[Problem to work on]: Find how many lines hold the word "this". Give only the number.

[Records for processing]:
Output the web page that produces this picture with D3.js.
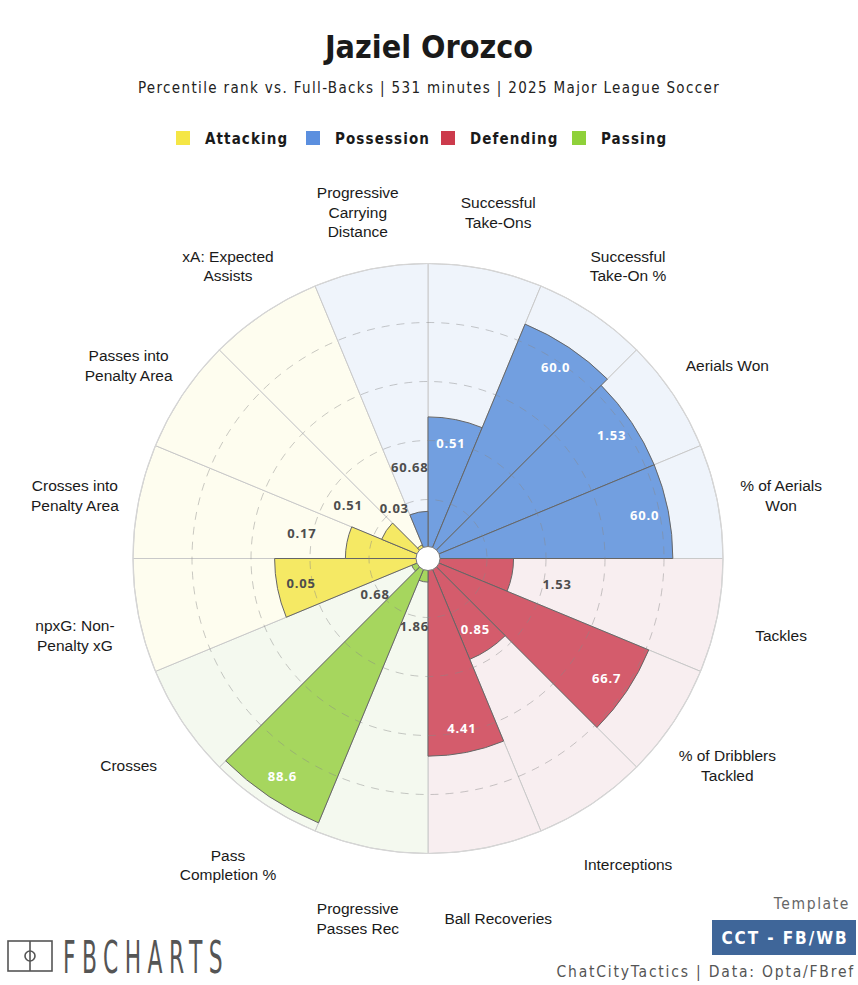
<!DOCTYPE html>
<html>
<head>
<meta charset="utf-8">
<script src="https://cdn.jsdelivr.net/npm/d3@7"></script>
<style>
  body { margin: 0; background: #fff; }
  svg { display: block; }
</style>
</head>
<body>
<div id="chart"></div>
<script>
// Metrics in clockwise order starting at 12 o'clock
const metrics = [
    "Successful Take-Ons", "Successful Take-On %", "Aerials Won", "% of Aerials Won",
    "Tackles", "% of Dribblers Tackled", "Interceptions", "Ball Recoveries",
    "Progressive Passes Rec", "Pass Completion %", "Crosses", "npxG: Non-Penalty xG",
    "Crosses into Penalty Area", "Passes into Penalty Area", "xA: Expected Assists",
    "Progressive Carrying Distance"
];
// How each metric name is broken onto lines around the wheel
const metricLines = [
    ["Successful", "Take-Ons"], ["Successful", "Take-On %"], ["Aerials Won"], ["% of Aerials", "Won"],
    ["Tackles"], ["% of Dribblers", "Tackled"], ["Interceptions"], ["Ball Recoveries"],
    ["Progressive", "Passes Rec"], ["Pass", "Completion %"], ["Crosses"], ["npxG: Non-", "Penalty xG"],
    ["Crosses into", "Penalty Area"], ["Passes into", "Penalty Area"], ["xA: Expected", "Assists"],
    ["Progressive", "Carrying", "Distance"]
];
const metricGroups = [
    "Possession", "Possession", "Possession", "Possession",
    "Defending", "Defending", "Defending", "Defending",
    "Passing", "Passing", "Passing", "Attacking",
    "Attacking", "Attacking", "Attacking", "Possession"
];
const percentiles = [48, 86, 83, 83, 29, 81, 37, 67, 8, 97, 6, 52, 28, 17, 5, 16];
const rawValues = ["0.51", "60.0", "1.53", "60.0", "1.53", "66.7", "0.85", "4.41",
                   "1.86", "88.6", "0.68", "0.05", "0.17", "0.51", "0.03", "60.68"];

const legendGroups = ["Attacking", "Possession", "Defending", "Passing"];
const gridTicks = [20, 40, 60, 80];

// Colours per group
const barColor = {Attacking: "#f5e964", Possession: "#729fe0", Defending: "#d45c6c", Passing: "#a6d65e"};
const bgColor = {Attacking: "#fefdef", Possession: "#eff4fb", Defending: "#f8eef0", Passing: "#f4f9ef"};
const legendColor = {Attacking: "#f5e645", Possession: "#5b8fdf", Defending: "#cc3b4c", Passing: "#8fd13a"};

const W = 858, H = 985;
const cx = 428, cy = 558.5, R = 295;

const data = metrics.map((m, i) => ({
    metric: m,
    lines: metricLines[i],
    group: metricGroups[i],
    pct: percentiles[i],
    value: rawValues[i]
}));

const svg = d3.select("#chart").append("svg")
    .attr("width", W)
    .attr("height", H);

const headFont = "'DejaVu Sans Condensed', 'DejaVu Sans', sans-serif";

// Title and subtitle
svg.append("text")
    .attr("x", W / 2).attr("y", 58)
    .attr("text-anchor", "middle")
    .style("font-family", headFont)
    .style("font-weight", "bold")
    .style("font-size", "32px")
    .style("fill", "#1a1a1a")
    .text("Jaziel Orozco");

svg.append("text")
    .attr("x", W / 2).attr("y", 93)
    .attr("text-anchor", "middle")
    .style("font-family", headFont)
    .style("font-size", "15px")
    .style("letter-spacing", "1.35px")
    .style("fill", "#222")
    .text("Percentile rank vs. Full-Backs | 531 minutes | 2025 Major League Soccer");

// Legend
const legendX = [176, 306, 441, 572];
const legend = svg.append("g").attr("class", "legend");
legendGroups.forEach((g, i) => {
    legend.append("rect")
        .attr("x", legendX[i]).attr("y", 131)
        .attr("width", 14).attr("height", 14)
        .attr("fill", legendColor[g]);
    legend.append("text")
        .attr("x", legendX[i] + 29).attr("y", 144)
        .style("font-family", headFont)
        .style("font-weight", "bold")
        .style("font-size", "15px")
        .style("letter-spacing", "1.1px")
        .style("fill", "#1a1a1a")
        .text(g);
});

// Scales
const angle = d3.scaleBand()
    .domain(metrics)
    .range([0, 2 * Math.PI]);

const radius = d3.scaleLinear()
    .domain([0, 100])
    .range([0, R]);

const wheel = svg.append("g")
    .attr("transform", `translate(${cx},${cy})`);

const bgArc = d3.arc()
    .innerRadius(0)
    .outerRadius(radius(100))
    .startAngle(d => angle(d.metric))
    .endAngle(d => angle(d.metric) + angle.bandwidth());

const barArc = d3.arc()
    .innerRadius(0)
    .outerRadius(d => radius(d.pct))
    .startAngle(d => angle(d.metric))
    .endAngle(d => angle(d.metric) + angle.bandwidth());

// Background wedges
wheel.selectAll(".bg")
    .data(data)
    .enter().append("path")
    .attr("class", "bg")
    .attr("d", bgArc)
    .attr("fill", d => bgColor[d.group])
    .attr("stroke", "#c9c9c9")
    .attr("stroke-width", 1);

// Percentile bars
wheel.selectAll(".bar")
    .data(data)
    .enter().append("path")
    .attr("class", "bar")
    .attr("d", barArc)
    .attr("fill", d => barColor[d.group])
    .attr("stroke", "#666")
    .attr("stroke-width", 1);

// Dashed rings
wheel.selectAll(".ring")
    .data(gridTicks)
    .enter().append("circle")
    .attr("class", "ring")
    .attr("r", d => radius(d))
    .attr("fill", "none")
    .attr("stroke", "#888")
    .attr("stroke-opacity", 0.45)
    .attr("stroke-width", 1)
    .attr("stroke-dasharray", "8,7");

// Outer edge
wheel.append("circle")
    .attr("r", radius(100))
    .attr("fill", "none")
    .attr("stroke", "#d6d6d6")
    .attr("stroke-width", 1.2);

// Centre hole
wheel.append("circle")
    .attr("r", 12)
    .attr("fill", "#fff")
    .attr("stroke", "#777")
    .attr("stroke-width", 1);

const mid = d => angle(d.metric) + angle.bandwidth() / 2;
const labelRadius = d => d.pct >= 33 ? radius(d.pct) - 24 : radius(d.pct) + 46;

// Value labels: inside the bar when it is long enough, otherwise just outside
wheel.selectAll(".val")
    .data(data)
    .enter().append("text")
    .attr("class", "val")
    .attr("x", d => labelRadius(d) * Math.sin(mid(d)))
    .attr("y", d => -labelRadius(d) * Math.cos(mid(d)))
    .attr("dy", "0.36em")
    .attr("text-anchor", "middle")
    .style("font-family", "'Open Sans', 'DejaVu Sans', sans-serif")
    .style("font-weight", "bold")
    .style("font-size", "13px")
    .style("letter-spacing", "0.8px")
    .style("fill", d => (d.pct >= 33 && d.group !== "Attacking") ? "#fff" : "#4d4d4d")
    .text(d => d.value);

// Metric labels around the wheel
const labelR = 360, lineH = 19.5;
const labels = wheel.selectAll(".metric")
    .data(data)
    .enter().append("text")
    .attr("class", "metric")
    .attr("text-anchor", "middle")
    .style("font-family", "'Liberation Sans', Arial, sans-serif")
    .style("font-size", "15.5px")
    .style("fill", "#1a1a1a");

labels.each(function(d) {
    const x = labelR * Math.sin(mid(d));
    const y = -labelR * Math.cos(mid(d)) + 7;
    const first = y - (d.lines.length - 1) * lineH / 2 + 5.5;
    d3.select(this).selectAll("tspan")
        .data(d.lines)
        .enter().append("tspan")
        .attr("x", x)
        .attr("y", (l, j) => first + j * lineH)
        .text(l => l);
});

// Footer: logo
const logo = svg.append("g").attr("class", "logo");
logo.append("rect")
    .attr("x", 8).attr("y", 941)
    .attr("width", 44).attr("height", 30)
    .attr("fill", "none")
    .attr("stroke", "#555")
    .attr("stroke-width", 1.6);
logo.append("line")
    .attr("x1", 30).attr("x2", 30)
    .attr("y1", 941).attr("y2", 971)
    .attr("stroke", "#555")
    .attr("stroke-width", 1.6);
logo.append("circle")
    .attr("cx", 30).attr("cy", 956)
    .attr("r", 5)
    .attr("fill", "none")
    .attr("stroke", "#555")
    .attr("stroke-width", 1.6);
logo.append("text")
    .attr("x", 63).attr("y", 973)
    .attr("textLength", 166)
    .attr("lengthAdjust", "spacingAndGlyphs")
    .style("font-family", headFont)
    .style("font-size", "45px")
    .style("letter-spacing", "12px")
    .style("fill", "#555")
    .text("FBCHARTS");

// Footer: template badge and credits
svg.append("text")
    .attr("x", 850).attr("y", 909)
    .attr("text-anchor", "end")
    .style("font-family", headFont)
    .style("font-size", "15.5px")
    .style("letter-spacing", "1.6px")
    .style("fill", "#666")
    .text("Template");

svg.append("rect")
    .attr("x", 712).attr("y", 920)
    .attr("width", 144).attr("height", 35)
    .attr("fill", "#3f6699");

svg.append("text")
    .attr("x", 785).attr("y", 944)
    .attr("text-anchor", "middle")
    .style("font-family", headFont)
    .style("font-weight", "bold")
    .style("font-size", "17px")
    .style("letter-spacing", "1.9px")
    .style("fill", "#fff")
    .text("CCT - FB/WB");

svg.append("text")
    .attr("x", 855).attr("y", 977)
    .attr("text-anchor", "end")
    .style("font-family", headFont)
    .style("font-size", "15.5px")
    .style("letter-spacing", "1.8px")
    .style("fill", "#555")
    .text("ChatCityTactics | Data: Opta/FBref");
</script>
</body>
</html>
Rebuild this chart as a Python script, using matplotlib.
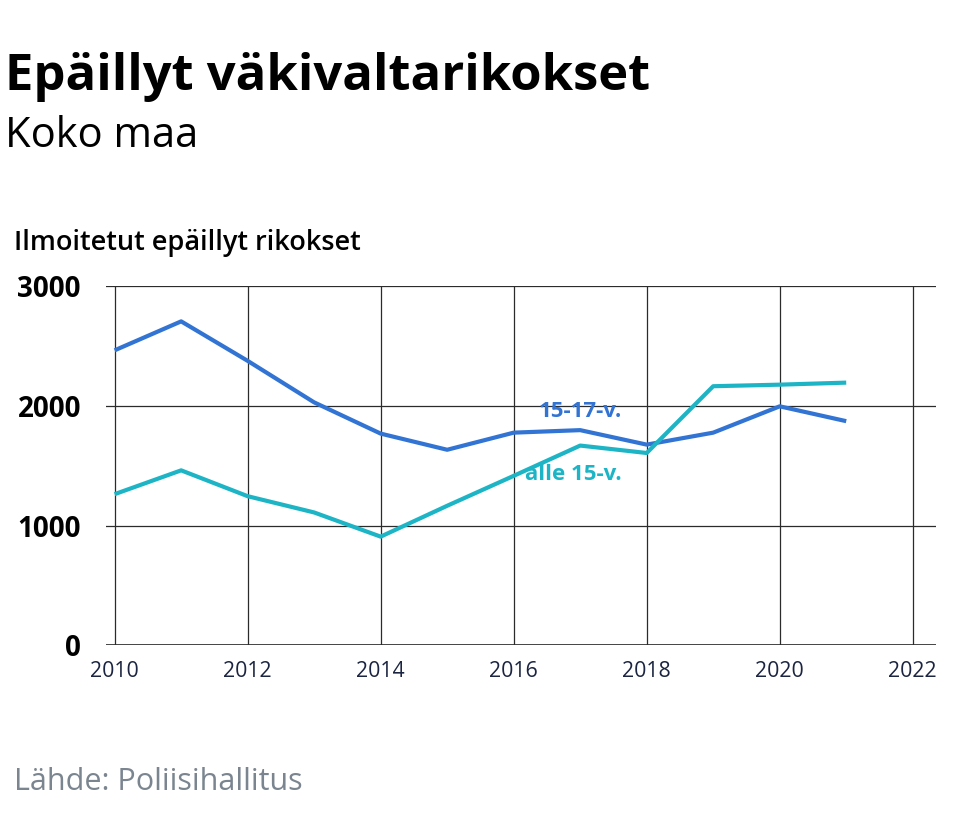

[Response to the task]: 3